The malware, dubbed Godless, has been found lurking on app stores including Google Play, and it targets devices running Android 5.1 (Lollipop) and earlier, which accounts for more than 90 percent of Android devices, Trend Micro said Tuesday in a blog post.
Godless hides inside an app and uses exploits to try to root the OS on your phone. This basically creates admin access to a device, allowing unauthorized apps to be installed.
Godless contains various exploits to ensure it can root a device, and it can even install spyware, Trend Micro said.
A newer variant can also bypass security checks at app stores like Google Play. Once the malware has finished its rooting, it can be tricky to uninstall, the security firm said.
Trend Micro said it found various apps in Google Play that contain the malicious code.
"The malicious apps we’ve seen that have this new remote routine range from utility apps like flashlights and Wi-Fi apps, to copies of popular game," the company said.
Some apps are clean but have a corresponding malicious version that shares the same developer certificate. The danger there is that users install the clean app but are then upgraded to the malicious version without them knowing.

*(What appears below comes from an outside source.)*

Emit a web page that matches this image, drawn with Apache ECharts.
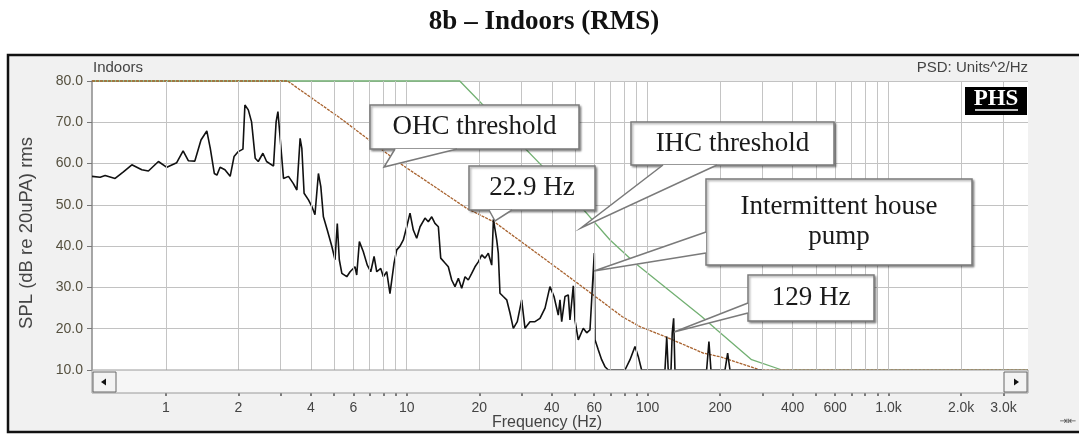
<!DOCTYPE html>
<html><head><meta charset="utf-8">
<script src="https://cdn.jsdelivr.net/npm/echarts@6/dist/echarts.min.js"></script>
<style>html,body{margin:0;padding:0;background:#fff}#c{width:1079px;height:434px}</style>
</head><body><div id="c"></div>
<script>
// ---------- data ----------
const TITLE = '8b \u2013 Indoors (RMS)';
const X_NAME = 'Frequency (Hz)';
const Y_NAME = 'SPL (dB re 20uPA) rms';

const freqHz = [0.494,0.534,0.560,0.616,0.667,0.723,0.795,0.847,0.932,1.01,1.11,1.18,1.24,1.32,1.40,1.48,1.53,1.59,1.63,1.68,1.76,1.85,1.92,2.00,2.09,2.13,2.20,2.27,2.35,2.42,2.53,2.62,2.80,2.87,2.92,2.98,3.08,3.23,3.38,3.50,3.61,3.67,3.75,3.91,4.04,4.16,4.30,4.40,4.51,4.68,4.89,5.04,5.15,5.25,5.38,5.64,5.82,6.10,6.20,6.36,6.60,6.86,7.09,7.32,7.51,7.80,8.00,8.26,8.52,8.86,9.09,9.38,9.68,10.0,10.32,10.65,11.0,11.36,11.91,12.29,12.70,13.10,13.53,13.84,14.42,14.88,15.37,15.86,16.38,16.91,17.46,18.01,18.61,19.20,19.82,20.48,21.13,21.81,22.53,22.9,23.63,23.99,24.38,25.16,26.0,26.83,27.7,28.77,30.0,30.97,32.48,34.07,35.73,37.5,39.3,40.86,42.56,43.26,43.98,45.38,46.83,47.6,49.13,49.93,51.52,54.05,55.84,57.63,58.57,60.05,60.45,62.37,64.43,66.5,68.6,80.5,84.5,88.6,91.4,94.4,118,120,121.7,125,126.5,128.2,129.8,175.7,179.6,183.1,209.4,214.8,219.6,300];
const splDb = [56.9,56.7,57.1,56.4,58.0,59.7,58.5,58.2,60.5,59.1,60.2,63.1,60.7,60.6,65.7,67.9,63.7,57.6,57.2,59.1,58.5,56.9,61.7,62.9,63.5,74.2,73.0,70.1,61.3,60.5,62.5,60.5,59.4,70.1,72.6,66.5,56.4,56.9,55.2,53.6,66.1,63.7,52.8,51.2,49.6,47.6,57.6,54.4,47.1,43.9,39.9,36.7,45.5,36.7,33.4,32.6,33.8,35.0,33.0,41.1,38.7,35.4,33.8,37.5,33.8,34.6,32.6,33.8,28.5,35.9,39.1,40.0,41.5,44.7,48.0,43.9,41.9,44.7,46.8,45.9,47.1,45.5,44.7,37.1,35.9,35.0,31.8,30.2,32.2,29.8,32.6,31.8,33.4,35.0,36.2,37.9,37.1,38.3,35.4,46.5,41.5,38.3,28.6,27.8,27.0,23.8,20.1,21.7,27.0,20.1,21.7,21.7,22.5,25.0,30.2,27.8,23.3,27.0,21.7,27.8,28.2,22.1,30.4,22.1,17.3,20.1,19.0,19.7,27.0,38.3,17.3,14.9,12.5,10.8,10.0,10.0,12.5,15.7,13.3,10.0,10,18.1,10,10,19.0,22.5,10,10,16.9,10,10,14.1,10,10];

const ohcFreq = [0.494,3.2,5.3,9.4,17.7,23.3,43.2,59.4,78.5,92.9,118,170,200,280,292,3790];
const ohcDb   = [80,80,71,60,49.2,45.7,34.2,28.2,22.9,20.5,18.1,14.1,13.2,10.4,10,10];
const ihcFreq = [0.494,16.6,49.9,69.8,88.6,167,194,270,361,3790];
const ihcDb   = [80,80,51.2,41.5,35.9,23,19.7,12.5,10,10];

const gridFreqs = [1,2,3,4,5,6,7,8,9,10,20,30,40,50,60,70,80,90,100,200,300,400,500,600,700,800,900,1000,2000,3000];
const labelFreqs = [1,2,4,6,10,20,40,60,100,200,400,600,1000,2000,3000];
const Y_MIN = 10, Y_MAX = 80, Y_STEP = 10;
const X_MIN = 0.494, X_MAX = 3790;

const calloutTexts = ['OHC threshold','22.9 Hz','IHC threshold','Intermittent house\npump','129 Hz'];

// ---------- chart ----------
const pairs = (xs, ys) => xs.map((x, i) => [x, ys[i]]);
const chart = echarts.init(document.getElementById('c'), null, {renderer: 'canvas'});

const serif = '"Liberation Serif","Times New Roman",serif';
const sans = '"Liberation Sans",Arial,sans-serif';

function callout(box, base, tip, text, lh) {
  const els = [];
  els.push({type:'rect', z:50, shape:{x:box[0],y:box[1],width:box[2],height:box[3]},
    style:{fill:'#fff', stroke:'#7a7a7a', lineWidth:1.5, shadowBlur:2, shadowOffsetX:1.5, shadowOffsetY:1.5, shadowColor:'rgba(0,0,0,0.35)'}});
  els.push({type:'polygon', z:51, shape:{points:[base[0], tip, base[1]]}, style:{fill:'#fff', stroke:null}});
  els.push({type:'polyline', z:52, shape:{points:[base[0], tip, base[1]]}, style:{fill:null, stroke:'#7a7a7a', lineWidth:1.5}});
  els.push({type:'text', z:53, x: box[0]+box[2]/2, y: box[1]+box[3]/2,
    style:{text:text, fontSize:27, fontFamily:serif, fill:'#1a1a1a', align:'center', verticalAlign:'middle', lineHeight: lh || 30}});
  return els;
}

const graphics = [
  {type:'rect', z:-10, shape:{x:8,y:55,width:1085,height:377}, style:{fill:'#f1f1f1', stroke:'#111', lineWidth:2.5}},
  {type:'text', z:5, x:93, y:68, style:{text:'Indoors', fontSize:15, fontFamily:sans, fill:'#444', align:'left', verticalAlign:'middle'}},
  {type:'text', z:5, x:1028, y:68, style:{text:'PSD: Units^2/Hz', fontSize:15, fontFamily:sans, fill:'#444', align:'right', verticalAlign:'middle'}},
  {type:'rect', z:30, shape:{x:965,y:87,width:62,height:28}, style:{fill:'#000'}},
  {type:'text', z:31, x:996, y:99, style:{text:'PHS', fontSize:23, fontWeight:'bold', fontFamily:serif, fill:'#fff', align:'center', verticalAlign:'middle'}},
  {type:'line', z:31, shape:{x1:975,y1:110,x2:1018,y2:110}, style:{stroke:'#fff', lineWidth:1.5}},
  // scrollbar
  {type:'rect', z:20, shape:{x:92,y:370,width:936,height:23}, style:{fill:'#f6f6f6', stroke:'#9a9a9a', lineWidth:1}},
  {type:'rect', z:21, shape:{x:93,y:372,width:23,height:20}, style:{fill:'#f3f3f3', stroke:'#666', lineWidth:1}},
  {type:'polygon', z:22, shape:{points:[[101,382],[106,378.5],[106,385.5]]}, style:{fill:'#111'}},
  {type:'rect', z:21, shape:{x:1004,y:372,width:23,height:20}, style:{fill:'#f3f3f3', stroke:'#666', lineWidth:1}},
  {type:'polygon', z:22, shape:{points:[[1019,382],[1014,378.5],[1014,385.5]]}, style:{fill:'#111'}},
  {type:'text', z:5, x:547, y:423, style:{text:X_NAME, fontSize:16, fontFamily:sans, fill:'#444', align:'center', verticalAlign:'middle'}},
  {type:'text', z:5, x:27, y:233, rotation: Math.PI/2, style:{text:Y_NAME, fontSize:18.5, fontFamily:sans, fill:'#444', align:'center', verticalAlign:'middle'}},
  {type:'text', z:5, x:1068, y:421, style:{text:'\u21E5\u21E4', fontSize:10, fontFamily:'"DejaVu Sans"', fill:'#555', align:'center', verticalAlign:'middle'}},
  {type:'text', z:5, x:544, y:22, style:{text:TITLE, fontSize:27, fontWeight:'bold', fontFamily:serif, fill:'#111', align:'center', verticalAlign:'middle'}}
].concat(
  callout([370,105,209,44], [[395,149],[457,149]], [384,167], calloutTexts[0]),
  callout([469,166,126,44], [[489,210],[512,210]], [495,221], calloutTexts[1]),
  callout([631,122,203,43], [[663,165],[717,165]], [581,228], calloutTexts[2]),
  callout([706,179,266,86], [[706,232],[706,253]], [594,271], calloutTexts[3], 30),
  callout([748,275,126,46], [[748,303],[748,313]], [674,332], calloutTexts[4])
);

const option = {
  backgroundColor: '#ffffff',
  animation: false,
  grid: {left: 92, top: 81, right: 51, bottom: 64, show: true, backgroundColor: '#ffffff', borderWidth: 0},
  xAxis: {
    type: 'log', logBase: 10, min: X_MIN, max: X_MAX, offset: 23,
    axisLine: {show: false},
    splitLine: {show: false},
    axisTick: {show: true, customValues: gridFreqs, length: 3, lineStyle: {color: '#555', width: 1.5}},
    axisLabel: {customValues: labelFreqs, margin: 8, fontSize: 14, fontFamily: sans, color: '#444',
      formatter: v => { const r = Math.round(v); return r >= 1000 ? (r/1000).toFixed(1) + 'k' : String(r); }}
  },
  yAxis: {
    type: 'value', min: Y_MIN, max: Y_MAX, interval: Y_STEP,
    axisLine: {show: true, lineStyle: {color: '#8a8a8a', width: 1.5}},
    axisTick: {show: true, length: 5, lineStyle: {color: '#777'}},
    axisLabel: {margin: 9, fontSize: 14, fontFamily: sans, color: '#55503f', formatter: v => v.toFixed(1)},
    splitLine: {show: true, lineStyle: {color: '#c2c2c2', width: 1}}
  },
  graphic: graphics,
  series: [
    {name:'grid', type:'line', data:[], z:1, silent:true,
      markLine:{silent:true, symbol:['none','none'], label:{show:false}, animation:false,
        lineStyle:{color:'#c4c4c4', width:1, type:'solid'},
        data: gridFreqs.map(f => ({xAxis: f}))}},
    {name:'IHC threshold', type:'line', data: pairs(ihcFreq, ihcDb), z:3, showSymbol:false, clip:false,
      lineStyle:{color:'#72b072', width:1.3}},
    {name:'OHC threshold', type:'line', data: pairs(ohcFreq, ohcDb), z:3, showSymbol:false, clip:false,
      lineStyle:{color:'#a8622e', width:1.3, type:[3,1]}},
    {name:'Indoors', type:'line', data: pairs(freqHz, splDb), z:4, showSymbol:false,
      lineStyle:{color:'#111', width:1.6}}
  ]
};
chart.setOption(option);
</script>
</body></html>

So far, Trend says it has seen 850,000 affected devices, with almost half in India and more in other southeast Asian countries. Less than 2 percent were in the U.S.
"When downloading apps, regardless if it’s a utility tool or a popular game, users should always review the developer. Unknown developers with very little or no background information may be the source of these malicious apps," Trend said.
It's also best to download apps from trusted stores such as Google Play and Amazon, it says. And of course, Trend recommends you buy some mobile security software.